§ WRITTEN REQUEST
Each record below should be output verbatim, without pictures.

§ EXERCISE DATA

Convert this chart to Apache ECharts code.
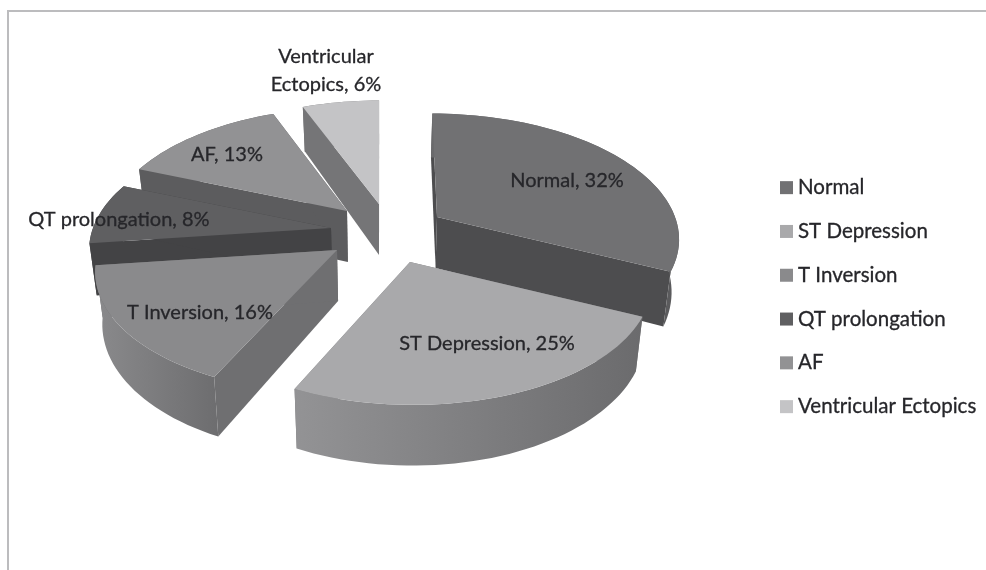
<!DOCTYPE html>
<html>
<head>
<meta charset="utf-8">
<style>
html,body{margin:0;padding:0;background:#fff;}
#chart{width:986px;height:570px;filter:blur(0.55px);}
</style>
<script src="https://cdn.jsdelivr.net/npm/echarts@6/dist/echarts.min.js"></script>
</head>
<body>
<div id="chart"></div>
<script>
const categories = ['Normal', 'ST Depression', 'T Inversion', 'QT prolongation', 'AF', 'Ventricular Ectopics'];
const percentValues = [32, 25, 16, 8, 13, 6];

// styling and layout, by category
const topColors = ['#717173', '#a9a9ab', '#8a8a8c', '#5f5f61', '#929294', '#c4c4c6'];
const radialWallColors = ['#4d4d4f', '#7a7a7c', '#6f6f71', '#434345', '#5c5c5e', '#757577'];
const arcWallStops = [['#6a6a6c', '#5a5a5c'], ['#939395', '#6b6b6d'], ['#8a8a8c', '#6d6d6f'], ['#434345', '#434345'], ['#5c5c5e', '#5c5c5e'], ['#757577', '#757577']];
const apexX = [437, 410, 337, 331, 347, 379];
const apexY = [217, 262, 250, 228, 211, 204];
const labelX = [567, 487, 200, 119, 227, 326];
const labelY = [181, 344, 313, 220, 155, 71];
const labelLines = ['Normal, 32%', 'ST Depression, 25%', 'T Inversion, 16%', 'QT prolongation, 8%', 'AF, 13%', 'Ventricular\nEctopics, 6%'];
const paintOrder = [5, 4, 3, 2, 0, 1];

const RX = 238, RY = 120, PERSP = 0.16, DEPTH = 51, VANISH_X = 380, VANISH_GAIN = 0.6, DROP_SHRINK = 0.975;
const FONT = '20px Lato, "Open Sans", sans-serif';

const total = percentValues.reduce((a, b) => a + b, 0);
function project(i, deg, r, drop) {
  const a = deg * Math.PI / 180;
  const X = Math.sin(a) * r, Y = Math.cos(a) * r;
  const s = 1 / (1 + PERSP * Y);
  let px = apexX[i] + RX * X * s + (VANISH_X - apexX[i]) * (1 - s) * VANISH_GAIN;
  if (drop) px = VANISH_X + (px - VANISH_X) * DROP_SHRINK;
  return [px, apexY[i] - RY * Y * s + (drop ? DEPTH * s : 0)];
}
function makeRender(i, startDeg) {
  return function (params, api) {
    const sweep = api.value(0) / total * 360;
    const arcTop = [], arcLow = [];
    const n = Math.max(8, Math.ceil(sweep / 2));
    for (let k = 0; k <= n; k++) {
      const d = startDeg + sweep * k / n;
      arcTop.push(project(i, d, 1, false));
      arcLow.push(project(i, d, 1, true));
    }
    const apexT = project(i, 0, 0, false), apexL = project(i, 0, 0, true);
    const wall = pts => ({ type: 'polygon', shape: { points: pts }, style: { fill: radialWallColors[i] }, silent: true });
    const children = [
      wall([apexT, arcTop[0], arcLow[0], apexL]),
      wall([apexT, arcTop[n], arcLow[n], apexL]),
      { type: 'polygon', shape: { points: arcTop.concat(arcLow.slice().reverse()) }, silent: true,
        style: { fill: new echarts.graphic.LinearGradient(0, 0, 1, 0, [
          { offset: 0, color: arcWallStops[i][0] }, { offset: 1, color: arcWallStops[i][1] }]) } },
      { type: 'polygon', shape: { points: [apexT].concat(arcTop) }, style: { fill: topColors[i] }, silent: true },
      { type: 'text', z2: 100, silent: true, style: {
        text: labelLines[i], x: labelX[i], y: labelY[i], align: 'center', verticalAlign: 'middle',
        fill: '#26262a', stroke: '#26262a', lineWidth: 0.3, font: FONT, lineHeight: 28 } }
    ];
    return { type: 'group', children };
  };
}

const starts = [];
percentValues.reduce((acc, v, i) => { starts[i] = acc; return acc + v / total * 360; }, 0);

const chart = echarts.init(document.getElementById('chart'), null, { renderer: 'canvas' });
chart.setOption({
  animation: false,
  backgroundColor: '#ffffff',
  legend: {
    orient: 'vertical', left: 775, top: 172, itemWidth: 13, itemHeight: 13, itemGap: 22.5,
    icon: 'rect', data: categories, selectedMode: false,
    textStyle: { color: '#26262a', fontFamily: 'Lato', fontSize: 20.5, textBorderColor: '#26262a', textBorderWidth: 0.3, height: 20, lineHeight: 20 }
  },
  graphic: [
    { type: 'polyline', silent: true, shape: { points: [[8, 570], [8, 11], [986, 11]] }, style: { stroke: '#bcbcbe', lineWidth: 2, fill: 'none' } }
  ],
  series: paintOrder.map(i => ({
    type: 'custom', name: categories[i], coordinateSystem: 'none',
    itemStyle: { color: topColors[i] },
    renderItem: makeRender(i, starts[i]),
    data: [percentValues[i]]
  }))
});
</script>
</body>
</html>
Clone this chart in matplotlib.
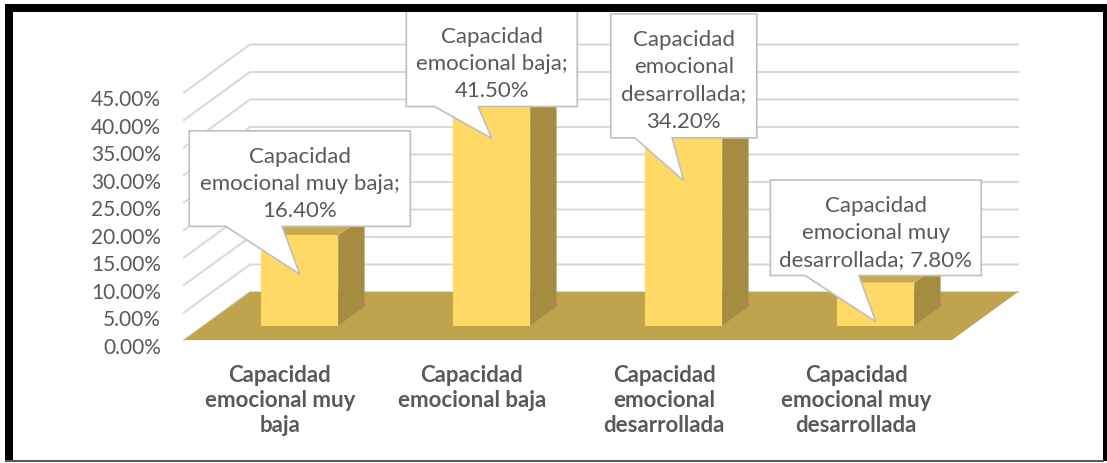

§ THE REPLY
Convert this chart to Apache ECharts code.
<!DOCTYPE html>
<html>
<head>
<meta charset="utf-8">
<style>
html,body{margin:0;padding:0;background:#fff;}
#chart{width:986px;height:570px;filter:blur(0.55px);}
</style>
<script src="https://cdn.jsdelivr.net/npm/echarts@6/dist/echarts.min.js"></script>
</head>
<body>
<div id="chart"></div>
<script>
const categories = ['Normal', 'ST Depression', 'T Inversion', 'QT prolongation', 'AF', 'Ventricular Ectopics'];
const percentValues = [32, 25, 16, 8, 13, 6];

// styling and layout, by category
const topColors = ['#717173', '#a9a9ab', '#8a8a8c', '#5f5f61', '#929294', '#c4c4c6'];
const radialWallColors = ['#4d4d4f', '#7a7a7c', '#6f6f71', '#434345', '#5c5c5e', '#757577'];
const arcWallStops = [['#6a6a6c', '#5a5a5c'], ['#939395', '#6b6b6d'], ['#8a8a8c', '#6d6d6f'], ['#434345', '#434345'], ['#5c5c5e', '#5c5c5e'], ['#757577', '#757577']];
const apexX = [437, 410, 337, 331, 347, 379];
const apexY = [217, 262, 250, 228, 211, 204];
const labelX = [567, 487, 200, 119, 227, 326];
const labelY = [181, 344, 313, 220, 155, 71];
const labelLines = ['Normal, 32%', 'ST Depression, 25%', 'T Inversion, 16%', 'QT prolongation, 8%', 'AF, 13%', 'Ventricular\nEctopics, 6%'];
const paintOrder = [5, 4, 3, 2, 0, 1];

const RX = 238, RY = 120, PERSP = 0.16, DEPTH = 51, VANISH_X = 380, VANISH_GAIN = 0.6, DROP_SHRINK = 0.975;
const FONT = '20px Lato, "Open Sans", sans-serif';

const total = percentValues.reduce((a, b) => a + b, 0);
function project(i, deg, r, drop) {
  const a = deg * Math.PI / 180;
  const X = Math.sin(a) * r, Y = Math.cos(a) * r;
  const s = 1 / (1 + PERSP * Y);
  let px = apexX[i] + RX * X * s + (VANISH_X - apexX[i]) * (1 - s) * VANISH_GAIN;
  if (drop) px = VANISH_X + (px - VANISH_X) * DROP_SHRINK;
  return [px, apexY[i] - RY * Y * s + (drop ? DEPTH * s : 0)];
}
function makeRender(i, startDeg) {
  return function (params, api) {
    const sweep = api.value(0) / total * 360;
    const arcTop = [], arcLow = [];
    const n = Math.max(8, Math.ceil(sweep / 2));
    for (let k = 0; k <= n; k++) {
      const d = startDeg + sweep * k / n;
      arcTop.push(project(i, d, 1, false));
      arcLow.push(project(i, d, 1, true));
    }
    const apexT = project(i, 0, 0, false), apexL = project(i, 0, 0, true);
    const wall = pts => ({ type: 'polygon', shape: { points: pts }, style: { fill: radialWallColors[i] }, silent: true });
    const children = [
      wall([apexT, arcTop[0], arcLow[0], apexL]),
      wall([apexT, arcTop[n], arcLow[n], apexL]),
      { type: 'polygon', shape: { points: arcTop.concat(arcLow.slice().reverse()) }, silent: true,
        style: { fill: new echarts.graphic.LinearGradient(0, 0, 1, 0, [
          { offset: 0, color: arcWallStops[i][0] }, { offset: 1, color: arcWallStops[i][1] }]) } },
      { type: 'polygon', shape: { points: [apexT].concat(arcTop) }, style: { fill: topColors[i] }, silent: true },
      { type: 'text', z2: 100, silent: true, style: {
        text: labelLines[i], x: labelX[i], y: labelY[i], align: 'center', verticalAlign: 'middle',
        fill: '#26262a', stroke: '#26262a', lineWidth: 0.3, font: FONT, lineHeight: 28 } }
    ];
    return { type: 'group', children };
  };
}

const starts = [];
percentValues.reduce((acc, v, i) => { starts[i] = acc; return acc + v / total * 360; }, 0);

const chart = echarts.init(document.getElementById('chart'), null, { renderer: 'canvas' });
chart.setOption({
  animation: false,
  backgroundColor: '#ffffff',
  legend: {
    orient: 'vertical', left: 775, top: 172, itemWidth: 13, itemHeight: 13, itemGap: 22.5,
    icon: 'rect', data: categories, selectedMode: false,
    textStyle: { color: '#26262a', fontFamily: 'Lato', fontSize: 20.5, textBorderColor: '#26262a', textBorderWidth: 0.3, height: 20, lineHeight: 20 }
  },
  graphic: [
    { type: 'polyline', silent: true, shape: { points: [[8, 570], [8, 11], [986, 11]] }, style: { stroke: '#bcbcbe', lineWidth: 2, fill: 'none' } }
  ],
  series: paintOrder.map(i => ({
    type: 'custom', name: categories[i], coordinateSystem: 'none',
    itemStyle: { color: topColors[i] },
    renderItem: makeRender(i, starts[i]),
    data: [percentValues[i]]
  }))
});
</script>
</body>
</html>
Clone this chart in matplotlib.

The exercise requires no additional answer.